:: Source material

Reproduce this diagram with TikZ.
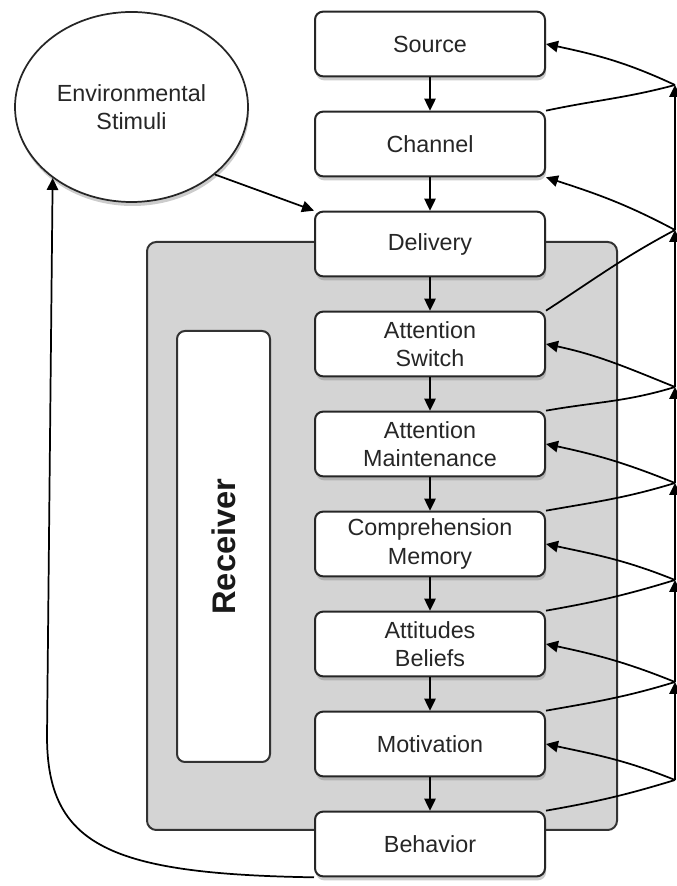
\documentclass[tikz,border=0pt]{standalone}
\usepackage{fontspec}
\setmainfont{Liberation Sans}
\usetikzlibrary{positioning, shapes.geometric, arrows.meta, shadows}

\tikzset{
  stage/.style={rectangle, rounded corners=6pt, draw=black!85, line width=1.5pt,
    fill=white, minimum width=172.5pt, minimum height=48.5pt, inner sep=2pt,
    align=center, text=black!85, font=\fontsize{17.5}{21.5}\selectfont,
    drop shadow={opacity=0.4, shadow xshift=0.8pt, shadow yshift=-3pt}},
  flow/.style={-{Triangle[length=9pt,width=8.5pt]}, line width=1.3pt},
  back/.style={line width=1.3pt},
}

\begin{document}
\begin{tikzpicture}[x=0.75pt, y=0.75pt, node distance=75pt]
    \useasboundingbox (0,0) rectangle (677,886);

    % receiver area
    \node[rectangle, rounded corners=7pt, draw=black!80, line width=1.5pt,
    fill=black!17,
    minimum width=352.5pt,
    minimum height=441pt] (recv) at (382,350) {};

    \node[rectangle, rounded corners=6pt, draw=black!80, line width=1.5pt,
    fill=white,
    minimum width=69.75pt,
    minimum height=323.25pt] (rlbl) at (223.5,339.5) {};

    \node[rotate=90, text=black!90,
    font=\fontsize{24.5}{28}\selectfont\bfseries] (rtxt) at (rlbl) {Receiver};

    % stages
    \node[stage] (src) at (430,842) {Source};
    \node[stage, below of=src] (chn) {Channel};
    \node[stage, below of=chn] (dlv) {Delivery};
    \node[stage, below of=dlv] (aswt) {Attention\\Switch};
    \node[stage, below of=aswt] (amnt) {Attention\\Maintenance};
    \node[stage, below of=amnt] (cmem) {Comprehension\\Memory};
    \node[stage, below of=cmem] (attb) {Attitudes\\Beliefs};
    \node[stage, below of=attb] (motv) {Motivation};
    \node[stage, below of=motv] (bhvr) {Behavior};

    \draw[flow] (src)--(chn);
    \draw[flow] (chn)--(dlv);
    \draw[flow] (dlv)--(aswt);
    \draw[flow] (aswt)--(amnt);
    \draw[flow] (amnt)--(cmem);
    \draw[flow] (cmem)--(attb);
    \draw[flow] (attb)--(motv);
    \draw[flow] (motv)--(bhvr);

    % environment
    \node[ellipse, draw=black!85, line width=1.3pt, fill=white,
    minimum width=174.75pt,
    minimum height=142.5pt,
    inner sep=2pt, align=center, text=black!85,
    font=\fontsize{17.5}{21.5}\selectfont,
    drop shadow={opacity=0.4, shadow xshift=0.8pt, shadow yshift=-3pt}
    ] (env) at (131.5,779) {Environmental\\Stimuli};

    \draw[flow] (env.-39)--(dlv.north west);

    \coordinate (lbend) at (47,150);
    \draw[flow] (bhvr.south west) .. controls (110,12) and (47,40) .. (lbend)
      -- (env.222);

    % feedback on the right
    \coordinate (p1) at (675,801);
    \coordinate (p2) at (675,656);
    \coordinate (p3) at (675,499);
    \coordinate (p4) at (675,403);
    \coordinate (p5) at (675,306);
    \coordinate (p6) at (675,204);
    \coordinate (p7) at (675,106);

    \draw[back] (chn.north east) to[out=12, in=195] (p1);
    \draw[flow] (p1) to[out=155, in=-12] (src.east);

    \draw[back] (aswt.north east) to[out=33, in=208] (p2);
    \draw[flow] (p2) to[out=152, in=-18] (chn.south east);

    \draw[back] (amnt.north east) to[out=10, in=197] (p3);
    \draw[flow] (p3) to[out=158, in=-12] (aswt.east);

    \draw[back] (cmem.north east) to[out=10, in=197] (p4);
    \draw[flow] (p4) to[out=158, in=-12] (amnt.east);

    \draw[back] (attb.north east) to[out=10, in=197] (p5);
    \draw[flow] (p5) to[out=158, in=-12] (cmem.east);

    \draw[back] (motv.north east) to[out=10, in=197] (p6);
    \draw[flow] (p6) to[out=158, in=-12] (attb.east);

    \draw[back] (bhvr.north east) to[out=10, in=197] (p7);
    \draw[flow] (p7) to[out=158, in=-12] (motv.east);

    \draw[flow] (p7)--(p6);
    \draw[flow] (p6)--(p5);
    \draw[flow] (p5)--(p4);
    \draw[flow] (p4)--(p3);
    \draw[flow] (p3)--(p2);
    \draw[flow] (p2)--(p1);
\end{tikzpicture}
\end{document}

::::

**The request:** Return the whole listing, word for word, and leave out every picture.

**Result of this exercise:**
Reproduce this diagram with TikZ.
\documentclass[tikz,border=0pt]{standalone}
\usepackage{fontspec}
\setmainfont{Liberation Sans}
\usetikzlibrary{positioning, shapes.geometric, arrows.meta, shadows}

\tikzset{
  stage/.style={rectangle, rounded corners=6pt, draw=black!85, line width=1.5pt,
    fill=white, minimum width=172.5pt, minimum height=48.5pt, inner sep=2pt,
    align=center, text=black!85, font=\fontsize{17.5}{21.5}\selectfont,
    drop shadow={opacity=0.4, shadow xshift=0.8pt, shadow yshift=-3pt}},
  flow/.style={-{Triangle[length=9pt,width=8.5pt]}, line width=1.3pt},
  back/.style={line width=1.3pt},
}

\begin{document}
\begin{tikzpicture}[x=0.75pt, y=0.75pt, node distance=75pt]
    \useasboundingbox (0,0) rectangle (677,886);

    % receiver area
    \node[rectangle, rounded corners=7pt, draw=black!80, line width=1.5pt,
    fill=black!17,
    minimum width=352.5pt,
    minimum height=441pt] (recv) at (382,350) {};

    \node[rectangle, rounded corners=6pt, draw=black!80, line width=1.5pt,
    fill=white,
    minimum width=69.75pt,
    minimum height=323.25pt] (rlbl) at (223.5,339.5) {};

    \node[rotate=90, text=black!90,
    font=\fontsize{24.5}{28}\selectfont\bfseries] (rtxt) at (rlbl) {Receiver};

    % stages
    \node[stage] (src) at (430,842) {Source};
    \node[stage, below of=src] (chn) {Channel};
    \node[stage, below of=chn] (dlv) {Delivery};
    \node[stage, below of=dlv] (aswt) {Attention\\Switch};
    \node[stage, below of=aswt] (amnt) {Attention\\Maintenance};
    \node[stage, below of=amnt] (cmem) {Comprehension\\Memory};
    \node[stage, below of=cmem] (attb) {Attitudes\\Beliefs};
    \node[stage, below of=attb] (motv) {Motivation};
    \node[stage, below of=motv] (bhvr) {Behavior};

    \draw[flow] (src)--(chn);
    \draw[flow] (chn)--(dlv);
    \draw[flow] (dlv)--(aswt);
    \draw[flow] (aswt)--(amnt);
    \draw[flow] (amnt)--(cmem);
    \draw[flow] (cmem)--(attb);
    \draw[flow] (attb)--(motv);
    \draw[flow] (motv)--(bhvr);

    % environment
    \node[ellipse, draw=black!85, line width=1.3pt, fill=white,
    minimum width=174.75pt,
    minimum height=142.5pt,
    inner sep=2pt, align=center, text=black!85,
    font=\fontsize{17.5}{21.5}\selectfont,
    drop shadow={opacity=0.4, shadow xshift=0.8pt, shadow yshift=-3pt}
    ] (env) at (131.5,779) {Environmental\\Stimuli};

    \draw[flow] (env.-39)--(dlv.north west);

    \coordinate (lbend) at (47,150);
    \draw[flow] (bhvr.south west) .. controls (110,12) and (47,40) .. (lbend)
      -- (env.222);

    % feedback on the right
    \coordinate (p1) at (675,801);
    \coordinate (p2) at (675,656);
    \coordinate (p3) at (675,499);
    \coordinate (p4) at (675,403);
    \coordinate (p5) at (675,306);
    \coordinate (p6) at (675,204);
    \coordinate (p7) at (675,106);

    \draw[back] (chn.north east) to[out=12, in=195] (p1);
    \draw[flow] (p1) to[out=155, in=-12] (src.east);

    \draw[back] (aswt.north east) to[out=33, in=208] (p2);
    \draw[flow] (p2) to[out=152, in=-18] (chn.south east);

    \draw[back] (amnt.north east) to[out=10, in=197] (p3);
    \draw[flow] (p3) to[out=158, in=-12] (aswt.east);

    \draw[back] (cmem.north east) to[out=10, in=197] (p4);
    \draw[flow] (p4) to[out=158, in=-12] (amnt.east);

    \draw[back] (attb.north east) to[out=10, in=197] (p5);
    \draw[flow] (p5) to[out=158, in=-12] (cmem.east);

    \draw[back] (motv.north east) to[out=10, in=197] (p6);
    \draw[flow] (p6) to[out=158, in=-12] (attb.east);

    \draw[back] (bhvr.north east) to[out=10, in=197] (p7);
    \draw[flow] (p7) to[out=158, in=-12] (motv.east);

    \draw[flow] (p7)--(p6);
    \draw[flow] (p6)--(p5);
    \draw[flow] (p5)--(p4);
    \draw[flow] (p4)--(p3);
    \draw[flow] (p3)--(p2);
    \draw[flow] (p2)--(p1);
\end{tikzpicture}
\end{document}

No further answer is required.